Tombstones of the early Scottish Kings at IonaAn early Augustinian Nunnery was established south of the Abbey buildings. Somerled's sister, Bethag, was its first prioress. It was known as Eaglais Dhubh or the black church because of the of nuns' robes. The Nunnery buildings were rebuilt in the fifteenth century, but fell into disrepair after the Reformation. The Abbey church was substantially expanded in the fifteenth century, but following the Scottish Reformation, Iona was abandoned.

The abbey church was restored at the beginning of the twentieth century. Little remains of Columba's original monastery, however traces of the vallum, or ditch, that surrounded the monastic enclosure, are still visible. The oldest part of the abbey is the restored St Oran's Chapel, which lies to the south of the abbey, which was probably built by the Gaelic warlord Somerled, 'King of the Isles', as a family burial chapel, prior to his death in 1164. The building is plain and unadorned except for its eleventh century Norman doorway, decorated with chevron carvings.

The small building known as St Columba's Shrine is situated just outside the abbey church.
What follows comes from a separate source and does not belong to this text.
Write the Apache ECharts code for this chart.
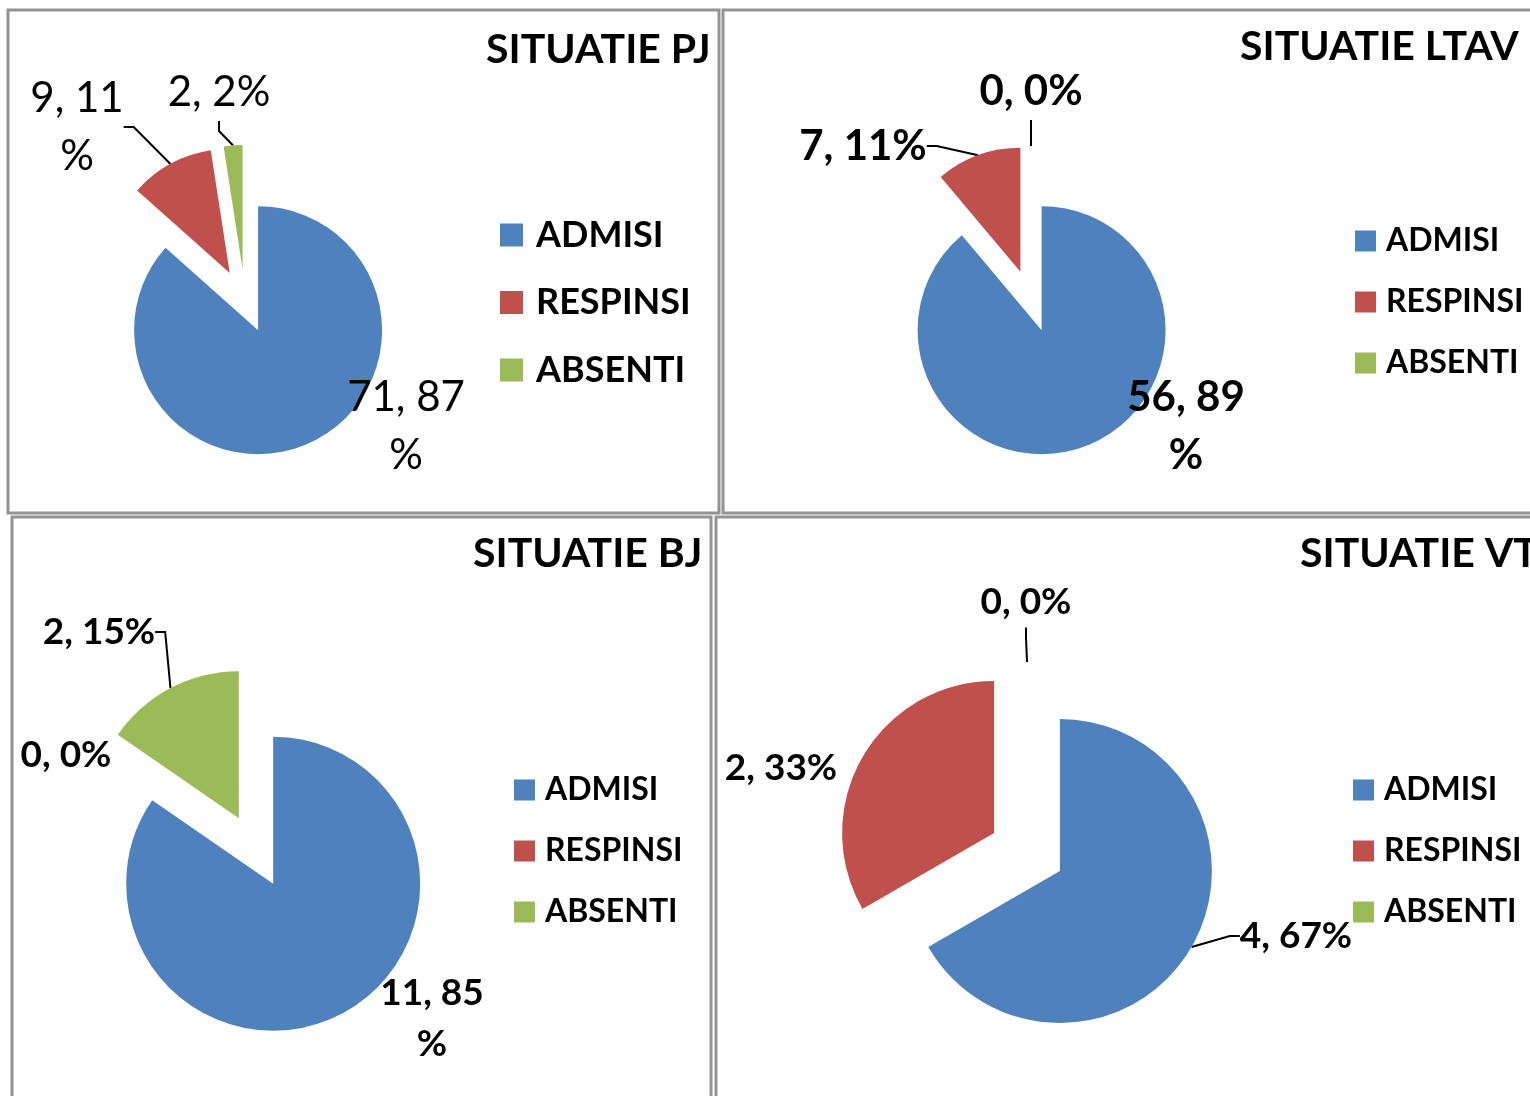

It is mostly a restoration of 1962, but the lower courses may date from the mid-700s, when St Columba's relics were buried there in 597.

Iona Abbey is now in the care of Historic Scotland, the abbey's museum is housed in a restored building that may once have been the monks' infirmary. On display are some of the best late-medieval West Highland graveslabs. Among the warrior effigies is that commemorating Gilbride MacKinnon (died c.1280), who is depicted in armour. His shield is carved with the Hebridean birlinn (galley) and, beneath it, an otter pursuing a fish. Displayed around the cloister walls are 29 West Highland graveslabs. Most were brought indoors from Reilig Òdhrain for their better preservation after the restoration in 1958-9. In 1858, the Duke of Argyll had rearranged them in two rows within iron railings - 'the ridge of the kings', and 'the ridge of the chiefs'. They commemorate the clan chiefs, 'the best men of the Isles' - among them MacKinnons, MacLeans and MacLeods.